Data: To answer my research question, I needed the following information:
1.     Number of Uber pick ups
2.     Number of Taxi pick ups
3.     Number of other For Hire Vehicles pick ups
Since Midtown Manhattan is one of the Central Business Districts of New York City, I realized that it would be a good area to analyze traffic in.
I received data for the months of July, August and September 2014.
I got all this information from FiveThirtyEight’s github account which had this information apart from other numbers such as:
·      Average trips per Hour and day of week (Uber, Lyft and the other FHVs)
·      Uber, Lyft pick ups per day within Manhattan core, LaGuardia airport and JFK (2014)
·      Taxi pick ups per day within Manhattan core, LaGuardia airport and JFK (2013 and 2014)
·      Change in daily Uber and Lyft trips in Manhattan Core (Sept 2014)
·      Change in daily yellow taxi trips in Manhattan Core (September 2013 compared with September 2014)
However, I did not need this information to answer my research question, so I dropped these columns while data wrangling.
Since the document had a lot of unfilled columns and rows, I dropped them all so that I could get a clean dataframe which was good for processing the data quickly.
Methodology: To make the dataframe easy to understand, I made a new column in the dataframe which added the total number of FHVs (excluding Uber vehicles, yellow and green taxis) on the streets.
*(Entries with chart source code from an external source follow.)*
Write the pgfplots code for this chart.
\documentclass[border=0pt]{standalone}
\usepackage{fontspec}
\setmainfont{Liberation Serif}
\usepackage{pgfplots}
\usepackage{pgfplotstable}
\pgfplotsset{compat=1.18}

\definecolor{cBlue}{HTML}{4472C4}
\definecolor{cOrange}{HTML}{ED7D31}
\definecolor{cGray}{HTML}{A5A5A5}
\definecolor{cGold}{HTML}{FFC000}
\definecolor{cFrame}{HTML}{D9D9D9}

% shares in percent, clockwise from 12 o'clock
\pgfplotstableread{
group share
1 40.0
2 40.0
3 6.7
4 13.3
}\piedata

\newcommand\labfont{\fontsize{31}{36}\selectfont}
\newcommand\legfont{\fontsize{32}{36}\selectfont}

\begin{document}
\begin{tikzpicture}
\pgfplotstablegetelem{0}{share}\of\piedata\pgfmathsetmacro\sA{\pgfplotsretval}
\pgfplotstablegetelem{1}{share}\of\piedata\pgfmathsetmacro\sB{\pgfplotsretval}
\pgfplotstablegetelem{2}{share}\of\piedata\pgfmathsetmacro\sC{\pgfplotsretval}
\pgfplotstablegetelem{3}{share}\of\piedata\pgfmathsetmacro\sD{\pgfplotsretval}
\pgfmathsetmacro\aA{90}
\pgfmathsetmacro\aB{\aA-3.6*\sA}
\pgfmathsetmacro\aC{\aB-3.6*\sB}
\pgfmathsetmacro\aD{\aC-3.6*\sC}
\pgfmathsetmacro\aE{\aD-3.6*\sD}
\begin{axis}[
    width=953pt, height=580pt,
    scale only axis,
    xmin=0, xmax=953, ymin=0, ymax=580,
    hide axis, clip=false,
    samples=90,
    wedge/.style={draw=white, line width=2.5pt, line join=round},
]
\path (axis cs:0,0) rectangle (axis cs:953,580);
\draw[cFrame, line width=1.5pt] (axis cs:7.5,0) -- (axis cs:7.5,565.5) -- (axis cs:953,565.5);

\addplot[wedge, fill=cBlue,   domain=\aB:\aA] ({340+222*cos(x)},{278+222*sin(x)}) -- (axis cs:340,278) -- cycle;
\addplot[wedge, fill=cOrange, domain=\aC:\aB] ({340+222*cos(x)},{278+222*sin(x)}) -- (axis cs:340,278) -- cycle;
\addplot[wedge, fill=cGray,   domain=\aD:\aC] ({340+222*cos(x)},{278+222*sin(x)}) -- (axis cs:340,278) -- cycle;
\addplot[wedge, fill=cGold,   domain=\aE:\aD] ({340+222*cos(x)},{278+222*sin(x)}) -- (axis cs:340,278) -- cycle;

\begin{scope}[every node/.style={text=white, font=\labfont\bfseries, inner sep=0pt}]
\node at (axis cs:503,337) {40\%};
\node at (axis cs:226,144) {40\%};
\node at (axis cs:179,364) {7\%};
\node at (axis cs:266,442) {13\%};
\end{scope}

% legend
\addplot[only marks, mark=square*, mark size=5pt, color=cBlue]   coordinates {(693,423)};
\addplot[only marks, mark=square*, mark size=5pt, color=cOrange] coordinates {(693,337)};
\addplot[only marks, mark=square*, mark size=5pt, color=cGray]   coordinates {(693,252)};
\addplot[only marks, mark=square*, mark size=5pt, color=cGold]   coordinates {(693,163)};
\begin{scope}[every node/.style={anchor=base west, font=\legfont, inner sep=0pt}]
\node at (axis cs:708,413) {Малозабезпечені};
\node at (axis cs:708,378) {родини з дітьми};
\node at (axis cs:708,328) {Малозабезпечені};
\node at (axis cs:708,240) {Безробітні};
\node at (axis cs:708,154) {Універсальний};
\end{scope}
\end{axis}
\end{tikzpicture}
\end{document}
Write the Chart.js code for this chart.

Similarly, I combined both the green and yellow taxis.
I also grouped the information given in groups of three (using groupby) – for the months of July, August and September – this gave me a clear look at the traffic patterns through the three months in summer 2014.

I also plotted the total daily trips made by Uber, Taxis and other For Hire Vehicles everyday from July 1, 2014 to September 30, 2014 to look at the trends.